→ **Task directions**: What lines of the data hold the string "script"? Pull each one out.

→ **Provided data**:
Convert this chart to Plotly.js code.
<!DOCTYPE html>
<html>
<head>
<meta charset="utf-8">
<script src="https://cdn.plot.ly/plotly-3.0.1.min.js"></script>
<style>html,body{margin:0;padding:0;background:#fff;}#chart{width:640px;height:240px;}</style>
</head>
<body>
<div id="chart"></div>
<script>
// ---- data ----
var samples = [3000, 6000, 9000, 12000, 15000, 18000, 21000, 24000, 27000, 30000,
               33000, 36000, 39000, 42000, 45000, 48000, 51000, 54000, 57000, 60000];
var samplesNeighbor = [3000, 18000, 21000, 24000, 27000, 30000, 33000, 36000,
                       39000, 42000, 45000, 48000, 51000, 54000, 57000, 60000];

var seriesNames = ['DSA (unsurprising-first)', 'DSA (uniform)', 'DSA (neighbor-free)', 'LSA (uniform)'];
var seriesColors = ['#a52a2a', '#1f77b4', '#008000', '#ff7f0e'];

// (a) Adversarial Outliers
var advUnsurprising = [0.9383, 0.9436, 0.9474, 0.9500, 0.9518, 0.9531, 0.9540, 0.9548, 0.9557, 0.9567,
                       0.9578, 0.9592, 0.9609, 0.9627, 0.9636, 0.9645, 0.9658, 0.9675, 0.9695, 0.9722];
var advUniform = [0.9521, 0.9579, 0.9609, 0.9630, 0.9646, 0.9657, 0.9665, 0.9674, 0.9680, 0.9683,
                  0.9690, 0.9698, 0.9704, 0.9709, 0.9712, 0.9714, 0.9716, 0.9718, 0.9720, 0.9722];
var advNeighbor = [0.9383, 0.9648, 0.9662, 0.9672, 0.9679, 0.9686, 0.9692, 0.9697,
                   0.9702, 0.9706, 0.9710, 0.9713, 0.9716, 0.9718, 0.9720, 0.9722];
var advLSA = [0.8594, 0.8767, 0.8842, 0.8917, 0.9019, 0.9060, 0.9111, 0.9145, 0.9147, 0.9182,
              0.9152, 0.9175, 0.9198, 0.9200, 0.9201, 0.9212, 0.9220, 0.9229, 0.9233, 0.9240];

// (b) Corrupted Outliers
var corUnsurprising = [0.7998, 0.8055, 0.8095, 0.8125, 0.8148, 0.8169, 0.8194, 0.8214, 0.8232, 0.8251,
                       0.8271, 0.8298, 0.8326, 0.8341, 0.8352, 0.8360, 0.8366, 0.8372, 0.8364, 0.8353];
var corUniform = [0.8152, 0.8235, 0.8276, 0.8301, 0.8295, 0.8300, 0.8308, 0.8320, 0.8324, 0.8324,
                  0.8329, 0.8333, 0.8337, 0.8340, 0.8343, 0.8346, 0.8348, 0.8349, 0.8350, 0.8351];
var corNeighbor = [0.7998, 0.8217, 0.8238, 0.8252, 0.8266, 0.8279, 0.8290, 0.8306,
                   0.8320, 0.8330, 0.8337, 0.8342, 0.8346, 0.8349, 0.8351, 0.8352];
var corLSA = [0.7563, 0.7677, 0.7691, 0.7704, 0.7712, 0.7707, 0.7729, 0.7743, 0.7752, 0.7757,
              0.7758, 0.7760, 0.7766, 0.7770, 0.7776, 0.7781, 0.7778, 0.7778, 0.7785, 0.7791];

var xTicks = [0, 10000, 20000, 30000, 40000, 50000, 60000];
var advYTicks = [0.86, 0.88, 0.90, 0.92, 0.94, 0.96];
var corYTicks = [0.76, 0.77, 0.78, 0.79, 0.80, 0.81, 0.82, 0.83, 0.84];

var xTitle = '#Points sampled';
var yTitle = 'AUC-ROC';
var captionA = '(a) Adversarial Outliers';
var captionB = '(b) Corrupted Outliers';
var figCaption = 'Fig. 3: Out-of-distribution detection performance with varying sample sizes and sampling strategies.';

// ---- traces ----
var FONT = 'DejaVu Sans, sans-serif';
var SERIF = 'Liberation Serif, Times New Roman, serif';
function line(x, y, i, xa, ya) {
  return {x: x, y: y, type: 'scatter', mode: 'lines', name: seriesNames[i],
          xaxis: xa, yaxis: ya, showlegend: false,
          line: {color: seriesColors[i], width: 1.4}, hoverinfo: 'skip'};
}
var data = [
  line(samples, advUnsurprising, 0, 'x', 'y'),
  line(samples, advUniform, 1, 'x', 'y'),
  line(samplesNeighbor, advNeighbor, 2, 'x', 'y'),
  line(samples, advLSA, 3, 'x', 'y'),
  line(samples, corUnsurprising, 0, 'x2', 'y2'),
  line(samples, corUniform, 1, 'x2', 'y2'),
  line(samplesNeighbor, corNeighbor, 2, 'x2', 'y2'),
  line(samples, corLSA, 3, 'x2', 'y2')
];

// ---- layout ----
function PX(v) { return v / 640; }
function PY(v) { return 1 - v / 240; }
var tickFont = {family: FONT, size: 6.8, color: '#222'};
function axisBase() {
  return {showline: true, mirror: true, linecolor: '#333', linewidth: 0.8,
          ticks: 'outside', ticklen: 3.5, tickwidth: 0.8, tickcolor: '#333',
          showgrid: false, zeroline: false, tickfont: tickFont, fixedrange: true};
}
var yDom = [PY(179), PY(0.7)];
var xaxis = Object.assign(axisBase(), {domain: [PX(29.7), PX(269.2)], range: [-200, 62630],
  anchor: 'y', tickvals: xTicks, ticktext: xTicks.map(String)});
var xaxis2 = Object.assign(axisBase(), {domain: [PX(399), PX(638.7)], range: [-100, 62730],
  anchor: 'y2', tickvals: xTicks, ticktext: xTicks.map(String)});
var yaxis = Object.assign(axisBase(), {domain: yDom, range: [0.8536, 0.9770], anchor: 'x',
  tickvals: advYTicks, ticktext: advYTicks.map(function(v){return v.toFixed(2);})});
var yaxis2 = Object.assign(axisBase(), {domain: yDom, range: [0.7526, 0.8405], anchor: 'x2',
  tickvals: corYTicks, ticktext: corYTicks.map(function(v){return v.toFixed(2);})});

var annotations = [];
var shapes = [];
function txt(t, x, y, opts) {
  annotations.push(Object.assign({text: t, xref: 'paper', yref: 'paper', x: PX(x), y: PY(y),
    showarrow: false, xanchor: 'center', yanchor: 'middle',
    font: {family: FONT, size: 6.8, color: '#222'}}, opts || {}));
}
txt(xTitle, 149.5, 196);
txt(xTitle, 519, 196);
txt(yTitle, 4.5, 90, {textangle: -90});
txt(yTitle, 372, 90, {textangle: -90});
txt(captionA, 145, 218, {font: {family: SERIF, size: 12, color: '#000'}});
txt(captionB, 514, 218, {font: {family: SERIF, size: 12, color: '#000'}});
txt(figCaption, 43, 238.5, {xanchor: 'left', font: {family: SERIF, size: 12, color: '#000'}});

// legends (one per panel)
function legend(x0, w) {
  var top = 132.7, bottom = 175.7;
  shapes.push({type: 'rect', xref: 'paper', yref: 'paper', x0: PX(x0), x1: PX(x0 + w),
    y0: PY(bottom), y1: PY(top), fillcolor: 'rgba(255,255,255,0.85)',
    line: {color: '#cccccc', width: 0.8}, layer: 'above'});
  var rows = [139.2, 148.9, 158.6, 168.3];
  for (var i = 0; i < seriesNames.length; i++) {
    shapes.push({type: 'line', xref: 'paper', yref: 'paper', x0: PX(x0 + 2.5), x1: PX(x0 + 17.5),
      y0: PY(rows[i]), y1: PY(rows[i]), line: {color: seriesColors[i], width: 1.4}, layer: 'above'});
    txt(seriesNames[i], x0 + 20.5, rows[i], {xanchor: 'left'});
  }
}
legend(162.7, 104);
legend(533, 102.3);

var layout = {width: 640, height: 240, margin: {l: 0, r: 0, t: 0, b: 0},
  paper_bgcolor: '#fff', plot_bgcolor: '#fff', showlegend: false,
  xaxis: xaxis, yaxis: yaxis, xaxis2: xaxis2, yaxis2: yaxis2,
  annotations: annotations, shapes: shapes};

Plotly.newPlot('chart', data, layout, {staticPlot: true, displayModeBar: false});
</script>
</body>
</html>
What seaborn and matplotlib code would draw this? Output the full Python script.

→ **Answer for this exercise**:
<script src="https://cdn.plot.ly/plotly-3.0.1.min.js"></script>
<script>
</script>
What seaborn and matplotlib code would draw this? Output the full Python script.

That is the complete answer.